Afghanistan offers two ways for a man to support his
family: join the opium trade or join the army. That's it. Those are your
options. Oh, I forgot, you can also live in a refugee camp and eat
plum-sweetened, crushed beetle paste and squirt mud like a goose with
stomach flu if that's your idea of a party. But the smell alone of those
'tent cities of the walking dead' is enough to hurl you into the poppy
fields to cheerfully scrape bulbs for eighteen hours a day.

I've been living with these Tajiks and Uzbeks and
Turkmen and even a couple of Pushtins for over a month and a half now
and this much I can say for sure: These guys, all of 'em, are Huns.
Actual, living Huns. They LIVE to fight. It's what they do. It's ALL
they do.

They have no respect for anything, not for their
families or for each other or for themselves. They claw at one another
as a way of life. They play polo with dead calves and force their
five-year-old sons into human cockfights to defend the family honor.
Huns, roaming packs of savage, heartless beasts who feed on each others
barbarism. Cavemen with AK47's.

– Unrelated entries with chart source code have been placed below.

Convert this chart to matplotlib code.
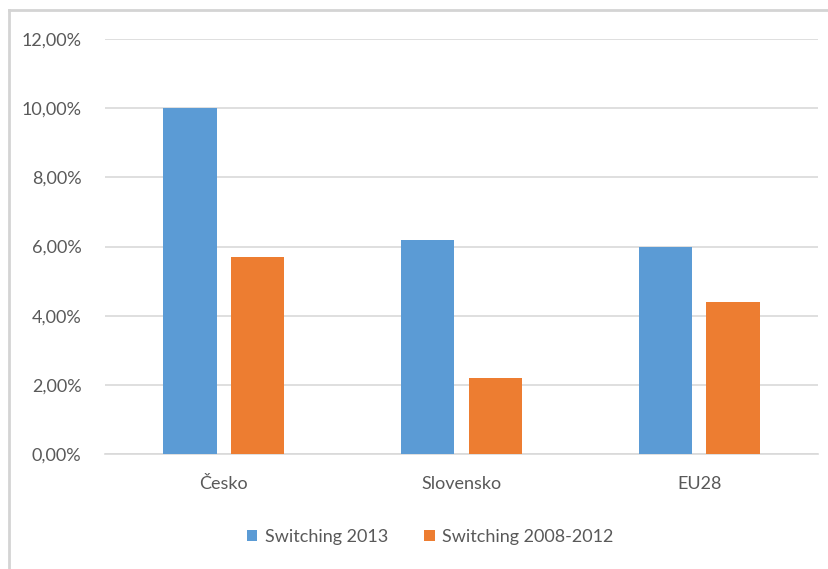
import matplotlib
matplotlib.use("Agg")
import matplotlib.pyplot as plt
from matplotlib.lines import Line2D
import numpy as np

categories = ["Česko", "Slovensko", "EU28"]
series_names = ["Switching 2013", "Switching 2008-2012"]
switching_2013 = [0.100, 0.062, 0.060]
switching_2008_2012 = [0.057, 0.022, 0.044]
yticks = [0.0, 0.02, 0.04, 0.06, 0.08, 0.10, 0.12]

blue = "#5B9BD5"
orange = "#ED7D31"
text_col = "#595959"
grid_col = "#D9D9D9"

plt.rcParams['font.family'] = ['Lato', 'DejaVu Sans']

fig = plt.figure(figsize=(8.29, 5.69), dpi=100)
ax = fig.add_axes([105/829, 1-454/569, (818-105)/829, (454-39)/569])

x = np.arange(len(categories))
w = 0.225
off = 0.142
ax.bar(x - off, switching_2013, width=w, color=blue, label=series_names[0], zorder=3)
ax.bar(x + off, switching_2008_2012, width=w, color=orange, label=series_names[1], zorder=3)

ax.set_xlim(-0.5, len(categories) - 0.5)
ax.set_ylim(0, 0.12)
ax.set_yticks(yticks)
ax.set_yticklabels([f"{v*100:.2f}%".replace(".", ",") for v in yticks])
ax.set_xticks(x)
ax.set_xticklabels(categories)
ax.yaxis.grid(True, color=grid_col, linewidth=1.2, zorder=0)
for s in ["top", "right", "left"]:
    ax.spines[s].set_visible(False)
ax.spines["bottom"].set_color(grid_col)
ax.spines["bottom"].set_linewidth(1.2)
ax.tick_params(axis="y", length=0, pad=17, labelsize=13, labelcolor=text_col)
ax.tick_params(axis="x", length=0, pad=16, labelsize=13, labelcolor=text_col)

leg = fig.legend(loc="center", bbox_to_anchor=(430/829, 1-537/569), ncol=2, frameon=False,
                 fontsize=13, labelcolor=text_col, handlelength=0.6, handleheight=0.6,
                 handletextpad=0.4, columnspacing=2.0)

# outer frame (cropped chart border)
fig.add_artist(Line2D([9/829, 9/829], [0, 1-10/569], color="#D4D4D4", linewidth=2, transform=fig.transFigure))
fig.add_artist(Line2D([9/829, 1], [1-10/569, 1-10/569], color="#D4D4D4", linewidth=2, transform=fig.transFigure))

fig.savefig("out.png", dpi=100)
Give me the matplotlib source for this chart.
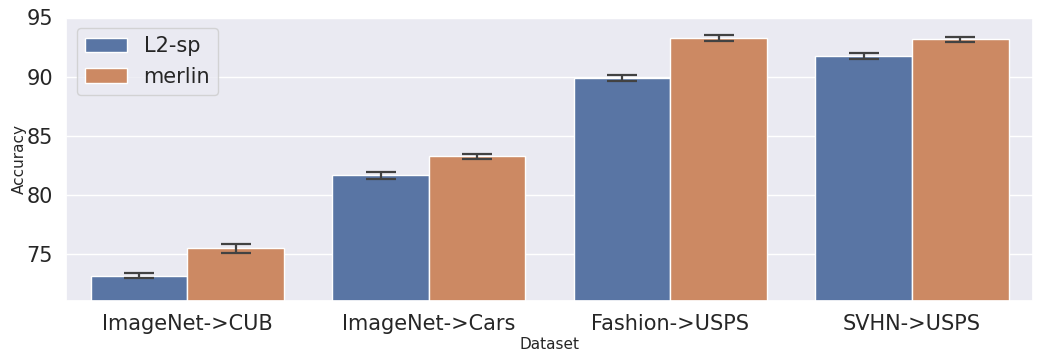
import numpy as np
import seaborn as sns
import matplotlib
matplotlib.use('Agg')
import matplotlib.pyplot as plt

# accuracy per dataset, mean and error for each method
datasets = ['ImageNet->CUB', 'ImageNet->Cars', 'Fashion->USPS', 'SVHN->USPS']
l2sp_mean = [73.15, 81.65, 89.85, 91.75]
l2sp_err = [0.2, 0.3, 0.25, 0.25]
merlin_mean = [75.45, 83.25, 93.25, 93.15]
merlin_err = [0.35, 0.2, 0.25, 0.2]

sns.set_theme()
pal = [sns.desaturate(c, 0.75) for c in sns.color_palette()[:2]]

fig, ax = plt.subplots(figsize=(10.38, 3.5), dpi=100)
x = np.arange(len(datasets))
w = 0.4
err_kw = dict(ecolor='#424242', elinewidth=1.6, capthick=1.6)
ax.bar(x - w/2, l2sp_mean, w, yerr=l2sp_err, capsize=10.5, color=pal[0],
       edgecolor='white', linewidth=1, label='L2-sp', error_kw=err_kw)
ax.bar(x + w/2, merlin_mean, w, yerr=merlin_err, capsize=10.5, color=pal[1],
       edgecolor='white', linewidth=1, label='merlin', error_kw=err_kw)

ax.set_xticks(x)
ax.set_xticklabels(datasets)
ax.set_xlim(-0.5, 3.5)
ax.set_ylim(71, 95)
ax.set_yticks([75, 80, 85, 90, 95])
ax.grid(False, axis='x')
ax.tick_params(labelsize=15)
ax.set_xlabel('Dataset', fontsize=11, labelpad=2)
ax.set_ylabel('Accuracy', fontsize=11, labelpad=0)
ax.legend(loc='upper left', fontsize=15)

plt.subplots_adjust(left=0.064, right=0.995, top=0.95, bottom=0.14)
plt.savefig('out.png')
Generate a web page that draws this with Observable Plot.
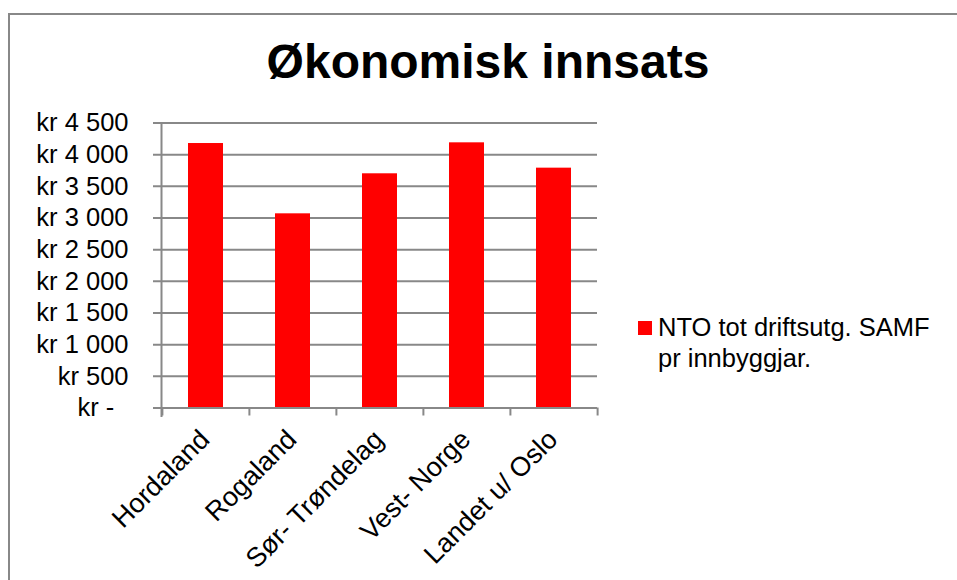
<!DOCTYPE html>
<html>
<head>
<meta charset="utf-8">
<script src="https://cdn.jsdelivr.net/npm/d3@7"></script>
<script src="https://cdn.jsdelivr.net/npm/@observablehq/plot@0.6"></script>
<style>
  html, body { margin: 0; padding: 0; background: #fff; overflow: hidden; }
  body { width: 957px; height: 580px; position: relative; font-family: "Liberation Sans", Arial, sans-serif; }
  #frame { position: absolute; left: 8px; top: 13px; width: 1000px; height: 700px;
           border-left: 2px solid #888; border-top: 2px solid #888; }
  #title { position: absolute; left: 0; width: 976px; top: 34px; text-align: center;
           font-weight: bold; font-size: 48px; line-height: 56px; color: #000; }
  #chart { position: absolute; left: 0; top: 100px; }
  #legend { position: absolute; left: 638px; top: 312px; font-size: 25.5px; line-height: 31px; color: #000; }
  #legend .sw { position: absolute; left: 0; top: 9px; width: 14px; height: 14px; background: #ff0000; }
  #legend .tx { margin-left: 20px; white-space: nowrap; }
</style>
</head>
<body>
<div id="frame"></div>
<div id="title">Økonomisk innsats</div>
<div id="chart"></div>
<div id="legend"><div class="sw"></div><div class="tx">NTO tot driftsutg. SAMF<br>pr innbyggjar.</div></div>
<script>
const categories = ["Hordaland", "Rogaland", "Sør- Trøndelag", "Vest- Norge", "Landet u/ Oslo"];
const values = [4176, 3066, 3698, 4187, 3787];
const yTicks = [0, 500, 1000, 1500, 2000, 2500, 3000, 3500, 4000, 4500];
const seriesName = "NTO tot driftsutg. SAMF pr innbyggjar.";

const data = categories.map((c, i) => ({category: c, value: values[i]}));
const nb = d3.formatLocale({decimal: ",", thousands: "\u00a0", grouping: [3], currency: ["kr ", ""]});
const fmt = nb.format(",d");
const yFormat = d => d === 0 ? "kr -\u00a0\u00a0" : "kr " + fmt(d);

const W = 620, H = 480;
const mL = 161, mR = 23, mT = 22.5, mB = 172.5;
const step = (W - mL - mR) / categories.length;
const grey = "#888888";

const plot = Plot.plot({
  width: W,
  height: H,
  marginLeft: mL,
  marginRight: mR,
  marginTop: mT,
  marginBottom: mB,
  style: {fontFamily: "'Liberation Sans', Arial, sans-serif", fontSize: "25.5px", color: "#000", background: "transparent"},
  x: {domain: categories, paddingInner: 0.6, paddingOuter: 0.3, label: null},
  y: {domain: [0, 4500], label: null},
  marks: [
    Plot.ruleY(yTicks, {y: d => d, stroke: grey, strokeWidth: 2, insetLeft: -8}),
    Plot.frame({anchor: "left", stroke: grey, strokeWidth: 2, insetBottom: -8}),
    Plot.barY(data, {x: "category", y: "value", fill: "#ff0000"}),
    Plot.ruleX(categories, {x: d => d, y1: 0, y2: 0, insetBottom: -8, dx: -step / 2, stroke: grey, strokeWidth: 2}),
    Plot.ruleX(categories.slice(-1), {x: d => d, y1: 0, y2: 0, insetBottom: -8, dx: step / 2, stroke: grey, strokeWidth: 2}),
    Plot.ruleY([0], {y: d => d, stroke: grey, strokeWidth: 2, insetLeft: -8}),
    Plot.axisY({ticks: yTicks, tickFormat: yFormat, tickSize: 0, tickPadding: 33, fontSize: "25.5px"}),
    Plot.axisX({tickSize: 0, tickRotate: -45, tickPadding: 27, dx: -1, fontSize: "27px"})
  ]
});
document.getElementById("chart").appendChild(plot);
</script>
</body>
</html>
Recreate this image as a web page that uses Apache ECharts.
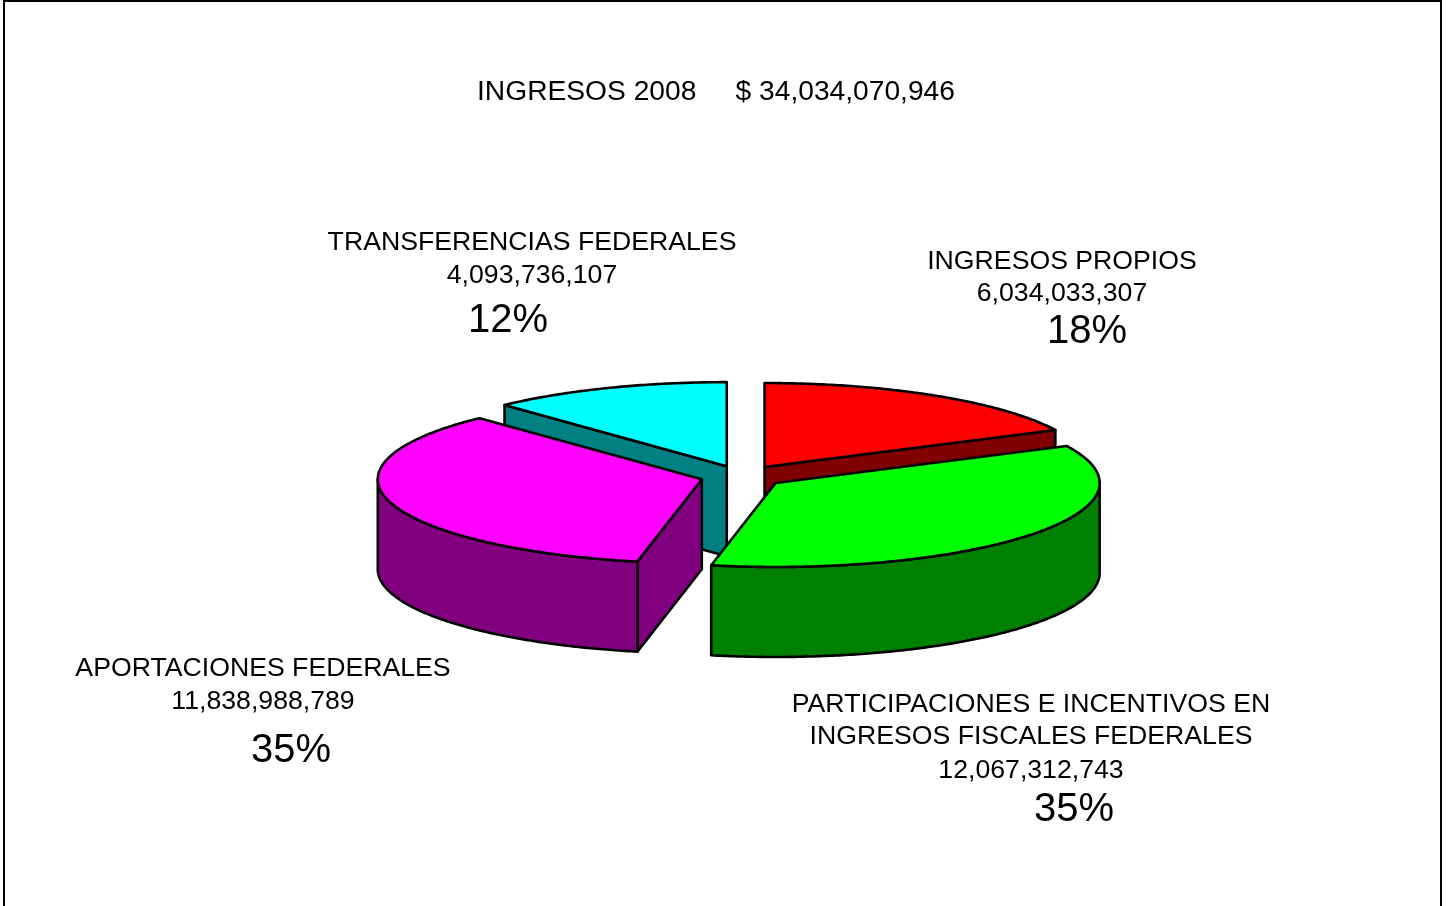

Then again, maybe I'm just cranky.

I'm freezing my (rear) off on this stupid hill because
my lap warmer is running out of juice and I can't recharge it until the
sun comes up in a few hours.

Oh yeah! You like to write letters, right? Do me a
favor, Bizarre. Write a letter to CNN and tell Wolf and Anderson and
that awful, sneering, pompous Aaron Brown to stop calling the Taliban
'smart.' They are not smart. I suggest CNN invest in a dictionary
because the word they are looking for is 'cunning.' The Taliban are
cunning, like jackals and hyenas and wolverines. They are sneaky and
ruthless and, when confronted, cowardly. They are hateful, malevolent
parasites who create nothing and destroy everything else. Smart. Pfft.
Yeah, they're real smart.

They've spent their entire lives reading only one book
(and not a very good one, as books go) and consider hygiene and indoor
plumbing to be products of the devil. They're still figuring out how to
work a Bic lighter. Talking to a Taliban warrior about improving his
quality of life is like trying to teach an ape how to hold a pen;
eventually he just gets frustrated and sticks you in the eye with it.

OK, enough. Snuffle will be up soon so I have to get
back to my hole. Covering my tracks in the snow takes a lot of practice
but I'm good at it. Please, I tell you and my fellow Americans to turn
off the TV sets and move on with your lives.

The story line you are getting from CNN and other news
agencies is utter bull---- and designed not to deliver truth but rather
to keep you glued to the screen through the commercials. We've got this
one under control. The worst thing you guys can do right now is sit
around analyzing what we're doing over here because you have no idea
what we're doing and, really, you don't want to know. We are your
military and we are doing what you sent us here to do.

You wanna help? Buy Bonds America.

Saucy Jack
Reconnaissance Marine in Afghanistan
Semper Fidelis

Original message written on 7/16/08 4:58 PM, by RHG
(Email address withheld)
 
The worst thing you guys can do right now is sit around analyzing what we're doing over here because you have no idea what we're doing and, really, you don't want to know. We are your military and we are doing what you sent us here to do.
That doesn't make any sense. How do we know what we sent them over there to do if we don't know what they're doing?
 
Does anyone even know where this came from and why they're trying to make us believe they're there? What an imbecile.